Investigate any matter brought to the Committee’s attention within the scope of the Committee’s duties.

 

Perform such other functions and have such powers as may be necessary or appropriate in the efficient and lawful discharge of the foregoing.

 

Meetings

 

The Committee will hold at least one regular meeting per year and additional meetings as the Committee deems appropriate. At the discretion of the Committee, members of management may attend any meeting of the Committee, except for portions of the meetings where his, her or their presence would be inappropriate, as determined by the Committee.

 

Consultants and Advisors

 

The Committee may retain any independent counsel, experts or advisors that the Committee believes to be desirable and appropriate. The Committee may also use the services of the Company’s regular legal counsel or other advisors to the Company. The Company shall provide for appropriate funding, as determined by the Committee, for payment of compensation to any such persons employed by the Committee and for ordinary administrative expenses of the Committee that are necessary or appropriate in carrying out its duties.
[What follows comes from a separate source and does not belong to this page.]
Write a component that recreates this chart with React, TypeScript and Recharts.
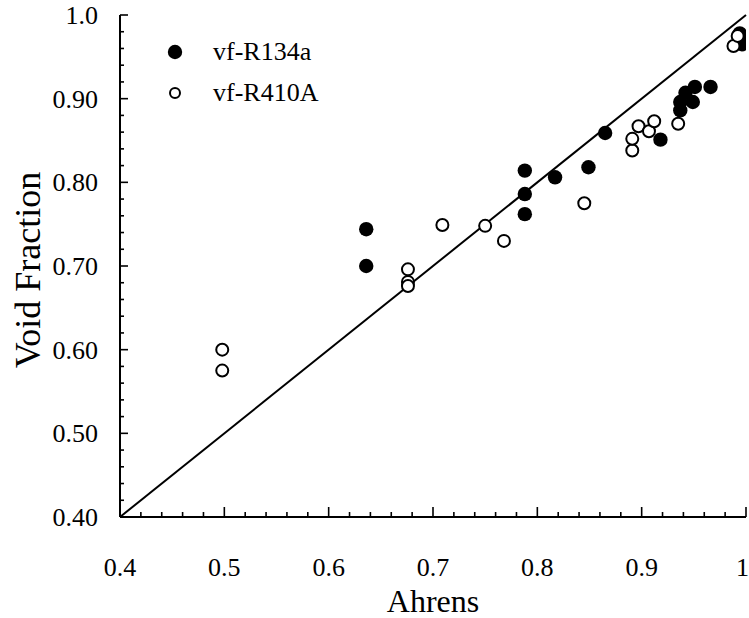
import React from 'react'
import {
  ScatterChart, Scatter, XAxis, YAxis, ReferenceLine, Legend,
} from 'recharts'

// Ahrens (x) vs. measured void fraction (y)
const R134A = [
  [0.636, 0.744], [0.636, 0.7], [0.788, 0.814], [0.788, 0.786], [0.788, 0.762],
  [0.817, 0.806], [0.849, 0.818], [0.865, 0.859], [0.918, 0.851], [0.937, 0.886],
  [0.937, 0.896], [0.942, 0.907], [0.951, 0.914], [0.949, 0.896], [0.966, 0.914],
  [0.994, 0.978], [0.997, 0.972], [0.996, 0.965],
]
const R410A = [
  [0.498, 0.6], [0.498, 0.575], [0.676, 0.696], [0.676, 0.681], [0.676, 0.676],
  [0.709, 0.749], [0.75, 0.748], [0.768, 0.73], [0.845, 0.775], [0.891, 0.838],
  [0.891, 0.852], [0.897, 0.867], [0.907, 0.861], [0.912, 0.873], [0.935, 0.87],
  [0.988, 0.963], [0.992, 0.975],
]
const SERIES = ['vf-R134a', 'vf-R410A']

const X_TICKS = [0.4, 0.42, 0.44, 0.46, 0.48, 0.5, 0.52, 0.54, 0.56, 0.58, 0.6, 0.62, 0.64, 0.66, 0.68,
  0.7, 0.72, 0.74, 0.76, 0.78, 0.8, 0.82, 0.84, 0.86, 0.88, 0.9, 0.92, 0.94, 0.96, 0.98, 1]
const Y_TICKS = X_TICKS
const X_LABELS: Record<string, string> = { '0.4': '0.4', '0.5': '0.5', '0.6': '0.6', '0.7': '0.7', '0.8': '0.8', '0.9': '0.9', '1': '1' }
const Y_LABELS: Record<string, string> = { '0.4': '0.40', '0.5': '0.50', '0.6': '0.60', '0.7': '0.70', '0.8': '0.80', '0.9': '0.90', '1': '1.0' }

const FONT = '"Liberation Serif", "Times New Roman", serif'
const INK = '#000'
const MAJOR = 10
const MINOR = 5
const TICK_FS = 26

const toPts = (arr: number[][]) => arr.map(([x, y]) => ({ x, y }))

function TickX({ x, y, payload, side }: any) {
  const lbl = X_LABELS[String(payload.value)]
  const len = lbl ? MAJOR : MINOR
  const dir = side === 'bottom' ? -1 : 1
  // last label sits on the page edge, keep it inside
  const last = payload.value === 1
  return (
    <g>
      <line x1={x} y1={y} x2={x} y2={y + dir * len} stroke={INK} strokeWidth={1.6} />
      {side === 'bottom' && lbl && (
        <text x={last ? x + 3 : x} y={y + 59} textAnchor={last ? 'end' : 'middle'}
          fontFamily={FONT} fontSize={TICK_FS} fill={INK}>{lbl}</text>
      )}
    </g>
  )
}

function TickY({ x, y, payload, side }: any) {
  const lbl = Y_LABELS[String(payload.value)]
  const len = lbl ? MAJOR - 2 : MINOR - 1
  const dir = side === 'left' ? 1 : -1
  return (
    <g>
      <line x1={x} y1={y} x2={x + dir * len} y2={y} stroke={INK} strokeWidth={1.6} />
      {side === 'left' && lbl && (
        <text x={x - 22} y={y + 9} textAnchor="end" fontFamily={FONT} fontSize={TICK_FS} fill={INK}>{lbl}</text>
      )}
    </g>
  )
}

const Filled = ({ cx, cy }: any) => <circle cx={cx} cy={cy} r={7.2} fill={INK} />
const Hollow = ({ cx, cy }: any) => <circle cx={cx} cy={cy} r={6} fill="#fff" stroke={INK} strokeWidth={2} />

function LegendBox() {
  return (
    <div style={{ fontFamily: FONT, fontSize: TICK_FS, color: INK }}>
      {SERIES.map((name, i) => (
        <div key={name} style={{ display: 'flex', alignItems: 'center', height: 41 }}>
          <svg width={20} height={20} style={{ marginRight: 28 }}>
            {i === 0
              ? <circle cx={10} cy={10} r={7.2} fill={INK} />
              : <circle cx={10} cy={10} r={5} fill="#fff" stroke={INK} strokeWidth={2} />}
          </svg>
          <span>{name}</span>
        </div>
      ))}
    </div>
  )
}

export default function App() {
  return (
    <div style={{ position: 'absolute', left: 0, top: 0, width: 749, height: 618, background: '#fff' }}>
      <ScatterChart width={749} height={618} margin={{ top: 15, right: 3, left: 0, bottom: 0 }}>
        <XAxis
          type="number" dataKey="x" domain={[0.4, 1]} allowDataOverflow ticks={X_TICKS} interval={0}
          height={101} tickSize={0} tickMargin={0} tickLine={false}
          axisLine={{ stroke: INK, strokeWidth: 2 }}
          tick={<TickX side="bottom" />}
          label={(p: any) => {
            const vb = p.viewBox
            return (
              <text x={vb.x + vb.width / 2} y={vb.y + 95} textAnchor="middle" fontFamily={FONT} fontSize={32} fill={INK}>Ahrens</text>
            )
          }}
        />
        <XAxis
          xAxisId="top" orientation="top" type="number" domain={[0.4, 1]} allowDataOverflow ticks={X_TICKS} interval={0}
          height={0} tickSize={0} tickMargin={0} tickLine={false}
          axisLine={{ stroke: INK, strokeWidth: 2 }}
          tick={<TickX side="top" />}
        />
        <YAxis
          type="number" dataKey="y" domain={[0.4, 1]} allowDataOverflow ticks={Y_TICKS} interval={0}
          width={120} tickSize={0} tickMargin={0} tickLine={false}
          axisLine={{ stroke: INK, strokeWidth: 2 }}
          tick={<TickY side="left" />}
          label={(p: any) => {
            const vb = p.viewBox
            const cx = vb.x + 28
            const cy = vb.y + vb.height / 2 + 4
            return (
              <text x={cx} y={cy} transform={`rotate(-90 ${cx} ${cy})`} textAnchor="middle" dominantBaseline="central"
                fontFamily={FONT} fontSize={36} fill={INK}>Void Fraction</text>
            )
          }}
        />
        <YAxis
          yAxisId="right" orientation="right" type="number" domain={[0.4, 1]} allowDataOverflow ticks={Y_TICKS} interval={0}
          width={0} tickSize={0} tickMargin={0} tickLine={false}
          axisLine={{ stroke: INK, strokeWidth: 2 }}
          tick={<TickY side="right" />}
        />
        <ReferenceLine segment={[{ x: 0.4, y: 0.4 }, { x: 1, y: 1 }]} stroke={INK} strokeWidth={2} />
        <Scatter name={SERIES[0]} data={toPts(R134A)} shape={<Filled />} isAnimationActive={false} />
        <Scatter name={SERIES[1]} data={toPts(R410A)} shape={<Hollow />} isAnimationActive={false} />
        <Legend
          layout="vertical" align="center" verticalAlign="middle"
          content={<LegendBox />}
          wrapperStyle={{ top: 31, left: 165, width: 'auto', height: 'auto' }}
        />
      </ScatterChart>
    </div>
  )
}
The Committee shall have sole authority to retain and terminate any search firm to be used to identify director candidates, including sole authority to approve such search firm’s fees and other retention terms.

 

Minutes and Reports

 

The Committee shall maintain copies of minutes of each meeting of the Committee, and each written consent to action taken without a meeting, reflecting the actions authorized or taken by the Committee. A copy of the minutes of each meeting and all consents shall be placed in the Company’s minute book. Minutes of each meeting will be distributed to each member of the Committee, members of the Board who are not members of the Committee and the Secretary of the Company. The Chairperson will report to the Board from time to time or whenever so requested by the Board.